Best of all there's no software you need to install to make it work. When you first turn your computer on, just press the key to enter the BIOS or setup program. There is normally an option to enable network boot, sometimes called "PXE". (This is an embedded Linux netboot protocol.) There will also be an option for boot order. Put the network boot option before the hard drive boot option -- that way the Core can tell the computer whether it should do a network boot or boot like normal.
If you can't figure out how to set this in your computer, you should contact the manufacturer's tech support. You can also try LinuxMCE's support and forums.
Normally, once you enable network boot in your BIOS, every time you turn on your computer it will show you this MAC Address for a few seconds. There is also an Advanced / IPs and Mac's page in the LinuxMCE Admin site that will show all the Mac Addresses in use in your home.

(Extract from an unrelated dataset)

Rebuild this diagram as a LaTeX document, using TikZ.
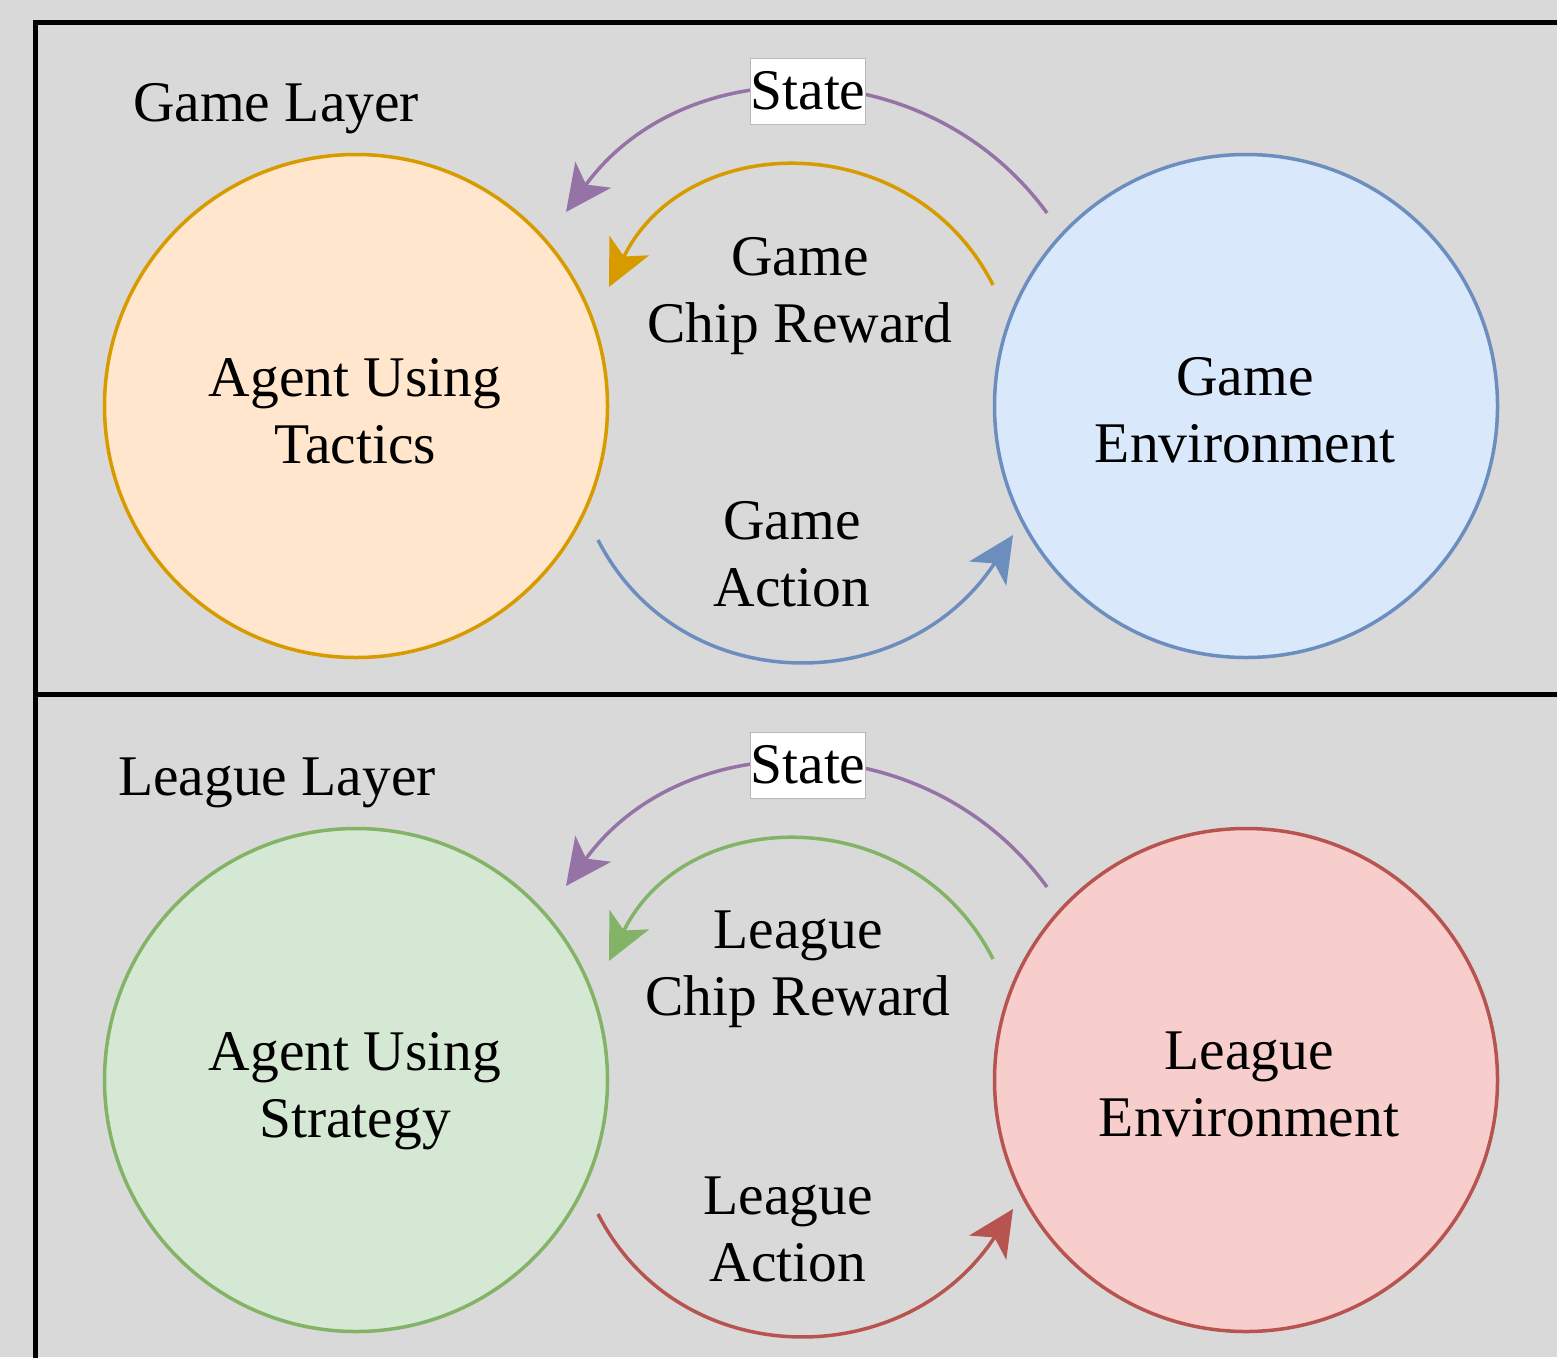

DHCP must be enabled on the Core to use netboot. You can do this by checking the box in the installation wizard, or after the fact from the LinuxMCE Admin web site.
Disadvantages of netbooting
Netbooting can be slower than booting from the hard drive -- depending on network speeds, it can be much slower.
In addition, if there is limited memory on the client, swap time is potentially slower over the network. The hard drive used by the peripheral PC remains on the central Core, so in effect, the effective "bus speed" becomes the data transmission speed of your network.
Lastly, unique hardware drivers and configurations for the client may not be recognized by a netboot, potentially causing a kernel panic (i.e. the hardware can't be recognized well enough to netboot the OS).
Alternatives to netbooting
This may seem like a silly section, but the creators of Pluto and LinuxMCE are enamored of the concept of netbooting. Personally, I don't like it, for the reasons listed above.
Very few PCs these days come with small hard drives, and it seems trivial to me to set up a second partition (using the Gparted Live CD, for example) on any PC that I intend to use as a Media Director. I simply install LinuxMCE on that second partition and configure it to automatically start as a Media Director. When I start the PC, the GRUB bootloader will give me the choice of using it as a Media Director or of using the native OS on the primary partition anyway. This is slightly less troublesome then using netboot (in which I have to change the BIOS settings), in fact.
Booting LinuxMCE from a second partition on the hard drive is far faster than performing a netboot. Furthermore, I can even disable the Kubuntu hardware auto-detection modules in order to speed up the boot process even more (but that's not a job for a newbie!)
Plug and play is great, but touch and go is better!